Black screen, dropouts, or YouTube refusing to play in 4K HDR on an Apple TV is usually the Apple TV's video format settings or bandwidth — not the YouTube app failing. There's also a YouTube-specific wrinkle: it streams in VP9/AV1, and how the Apple TV handles format switching matters. Here's the fix.
Fix it
- Turn on Match Content — the key setting. Settings > Video and Audio > Match Content > Match Dynamic Range = On and Match Frame Rate = On. This lets YouTube HDR clips switch the Apple TV into HDR per-video instead of forcing one format, which is the common cause of black frames or wrong color on YouTube.
- Set a sane base format. Video and Audio > Format > 4K SDR (with Match Content on). Forcing 4K Dolby Vision on everything makes YouTube SDR/HDR10 content render black or wrong; the same setting causes Apple TV HDR to look dark or washed out.
- Check the connection — 4K HDR needs real bandwidth. YouTube 4K needs a solid ~20+ Mbps. Settings > Network; if it buffers or drops to 1080p, wire it with Ethernet (Apple TV 4K has the option on the higher model, or via adapter) or improve Wi-Fi (5GHz, closer router).
- Confirm the TV input's enhanced mode is on (LG Deep Color, Samsung Input Signal Plus, Sony Enhanced) and use a certified Ultra High Speed cable — a marginal link blacks out 4K HDR.

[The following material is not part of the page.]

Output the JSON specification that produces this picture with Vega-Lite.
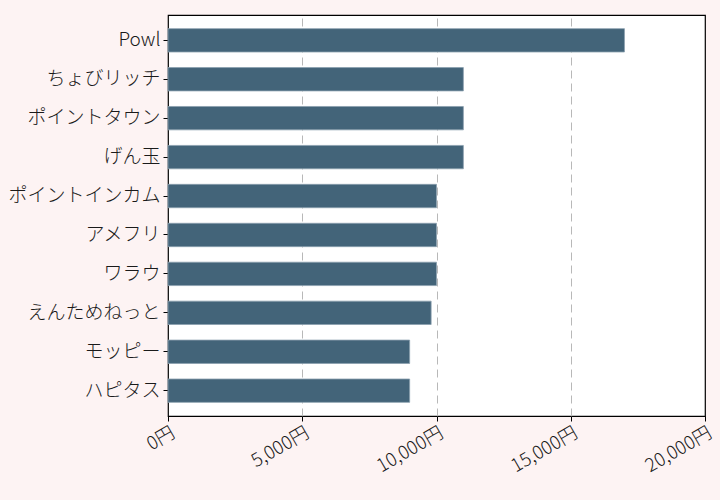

If YouTube specifically black-screens on HDR clips
- Update the YouTube app and tvOS — YouTube's codec handling gets fixes.
- Force-close YouTube (double-press TV button, swipe up) and reopen — clears a stuck decode state.
- Restart the Apple TV (unplug 30 seconds) to refresh the video handshake after changing format settings.
If it plays but won't reach 4K
- Check the video is available in 4K (the gear/quality menu) — not all YouTube content is.
- Bandwidth caps resolution — YouTube drops to 1080p on a weak connection. Wire it or move closer to the router.
FAQ
YouTube black-screens on 4K HDR clips on my Apple TV. Turn on Match Dynamic Range (Video and Audio > Match Content) and set the base format to 4K SDR. Forcing one HDR format is the usual cause.
It won't play YouTube in 4K. Either the video isn't in 4K or your bandwidth is too low. Check the quality menu, and wire the Apple TV with Ethernet for steady 4K.
It buffers constantly. That's the connection. 4K HDR needs ~20+ Mbps — use Ethernet or improve Wi-Fi (5GHz, closer router). See Apple TV Wi-Fi buffering for the full network fix list.
Do I need Match Content on? For YouTube, yes — it lets each clip switch to its native format. Without it, mixed SDR/HDR content can render black or wrong.